Japan Society for Industrial and Applied Mathematics
- Formation: 1990; 36 years ago
- Headquarters: Tokyo, Japan
- Region served: Japan
- Fields: Applied Mathematics
- Official language: Japanese and English
- Website: www2.jsiam.org/en/

= Japan Society for Industrial and Applied Mathematics =

Japanese counterpart of the Society for Industrial and Applied Mathematics

Japan Society for Industrial and Applied Mathematics (JSIAM) is a Japanese non-profit organization for the field of applied mathematics.

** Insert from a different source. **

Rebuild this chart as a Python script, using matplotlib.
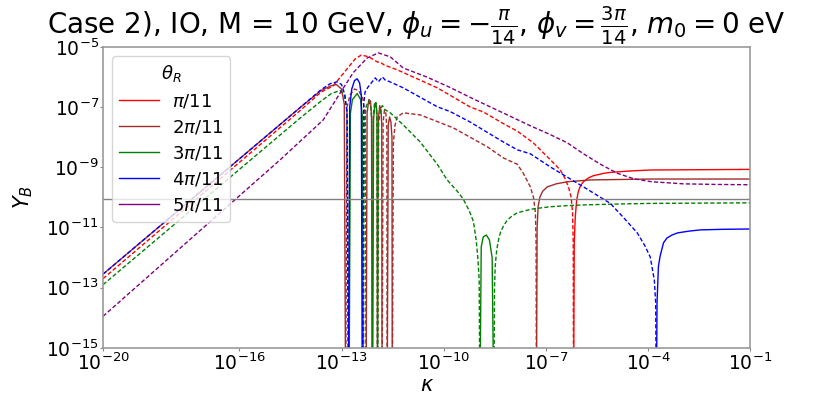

JSIAM is not a branch but a Japanese counterpart of the Society for Industrial and Applied Mathematics (SIAM) based in the United States.
==Activities==
As same as SIAM, JSIAM publishes academic journals in Japanese and English, hold academic conferences, and give awards to applied mathematicians with JSIAM membership.
===English Journals and Publications from JSIAM===
- SIAM Online Magazine
- JJIAM (Japan Journal of Industrial and Applied Mathematics)
- JSIAM Letters
===Finance===
The finance of JSIAM is based on membership fee and support from their corporate sponsors. Their sponsors include Canon, Nissan, NEC, NTT, Hitachi, Fujitsu and Ricoh.
===Contributions to EASIAM===

EASIAM (East Asia Section of SIAM) aims to advance the studies of applied mathematics in eastern Asia. As part of the Eastern Asian community, JSIAM is partially supporting EASIAM. Within their support, EASIAM is publishing the East Asian Journal of Applied Mathematics from the Global Science Press, and hold the EASIAM conference every year.
| Year | Region | City | EASIAM conference organizers |
| 2019 | CHN | Wuhan | Wuhan University |
| 2018 | JPN | Tokyo | University of Tokyo and JSIAM |
| 2017 | KOR | Seoul | Seoul National University |
| 2016 | MAC | Taipa | University of Macau |
| 2014 | THA | Pattaya | Mahidol University |
| 2013 | INA | Bandung | Bandung Institute of Technology |
| 2012 | TWN | Taipei | National Taiwan University |
| 2011 | JPN | Kitakyushu | Waseda University and JSIAM |
| 2010 | Malaysia | Kuala Lumpur | Malaya University |
| 2009 | BRU | Bandar Seri Begawan | Universiti Brunei Darussalam |
| 2008 | KOR | Daejeon | National Institute for Mathematical Sciences |

===ICIAM 2023===
JSIAM has announced that they will be organizing the International Congress on Industrial and Applied Mathematics in 2023 with the Mathematical Society of Japan.